А. Ципко верно оценивает результаты: «Борьба с советской системой, с советским наследством — по крайней мере, в той форме, в какой она у нас велась, — привела к разрушению первичных условий жизни миллионов людей, к моральной и физической деградации значительной части нашего переходного общества». Физическая деградация части общества — это, надо понимать, гибель людей. По последним уточненным данным, эта «неестественная» гибель составила в РФ 9 миллионов человек.
Через год после того признания, в «Литературной газете» (2001, № 21), А. Ципко продолжает рвать на груди рубаху:
«Приватизация наша была воровской, за бесценок, а иногда просто бесплатно забрали у народа его достояние.
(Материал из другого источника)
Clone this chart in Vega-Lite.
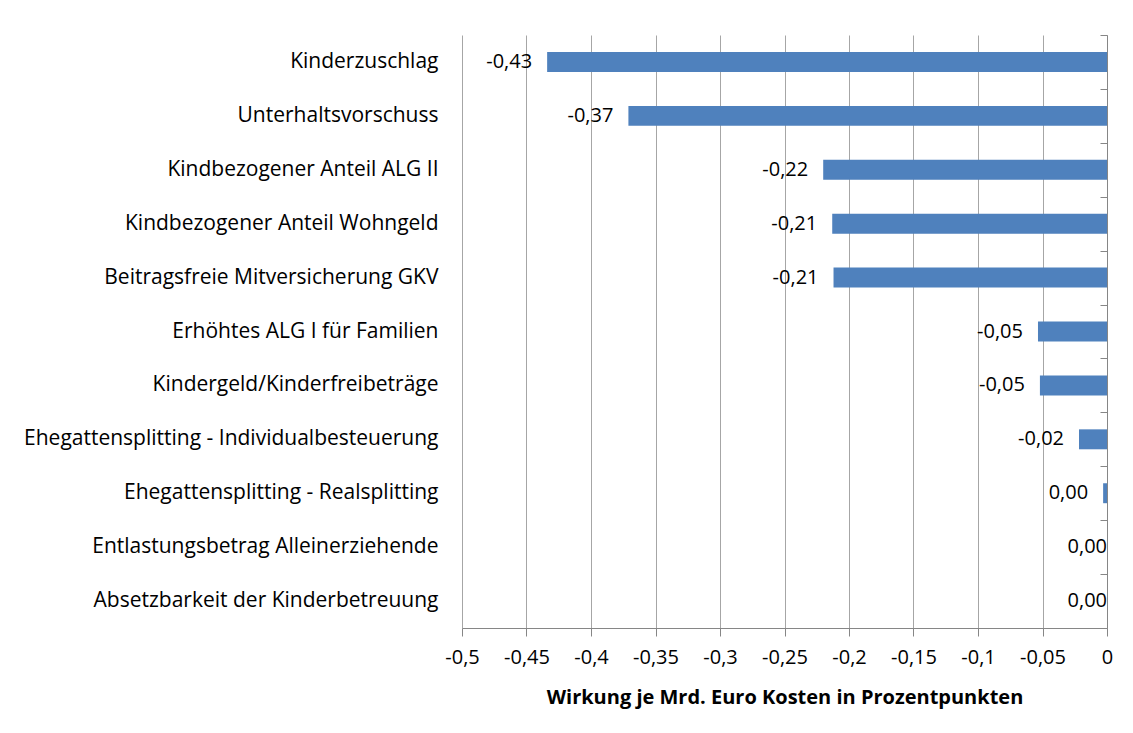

Треть его утопает в нищете, не имеет главной свободы — свободы жизни, не имеет свободы питания, не имеет свободы иметь потомство, воспитывать детей. Другая треть населения живет в бедности и бесправии, и ей нет никакого дела до политики. К этим непредвиденным итогам нашей очередной интеллигентской революции можно было бы добавить два миллиона беспризорных детей.
За время реформ утрачена значительная часть национального суверенитета, существенно подорвана военная и экономическая безопасность страны, значительная часть национального производства, научно-технического и человеческого потенциала страны… Духовная безопасность, о которой мы, антикоммунисты, вообще не думали, существенно подорвана в новой России… Желаемые нами реставрация частной собственности и рыночной системы, освобождение от пут советских притеснений, вопреки ожиданиям, открыли простор прежде всего для асоциального поведения, привели к взрыву преступности, к свободе уничтожать себя, свою жизнь.
Трудно, оставаясь в ладах с совестью, с элементарным нравственным чувством и пребывая в здравом уме, не признать, что, по крайней мере, на сегодняшний день наша антикоммунистическая революция забрала у народа реальных благ жизни намного больше, чем дала, что она была революцией меньшинства за счет большинства, во имя собственных корыстных интересов… Наша антисоветская революция вызвала огромное разрушение общественной жизни. Отсюда, наверное, наш страх перед этой трудной правдой. Действительно, нелегко признаться себе, что твоя интеллигентская свобода и твое личное преуспеяние куплены ценой обнищания, деградации, преждевременной смерти, просто ценой мук и страданий твоих соотечественников… Необходимо признать, что ненавистный нам коммунистический режим был более гуманным строем, чем тот, который при нашей помощи был создан на его обломках».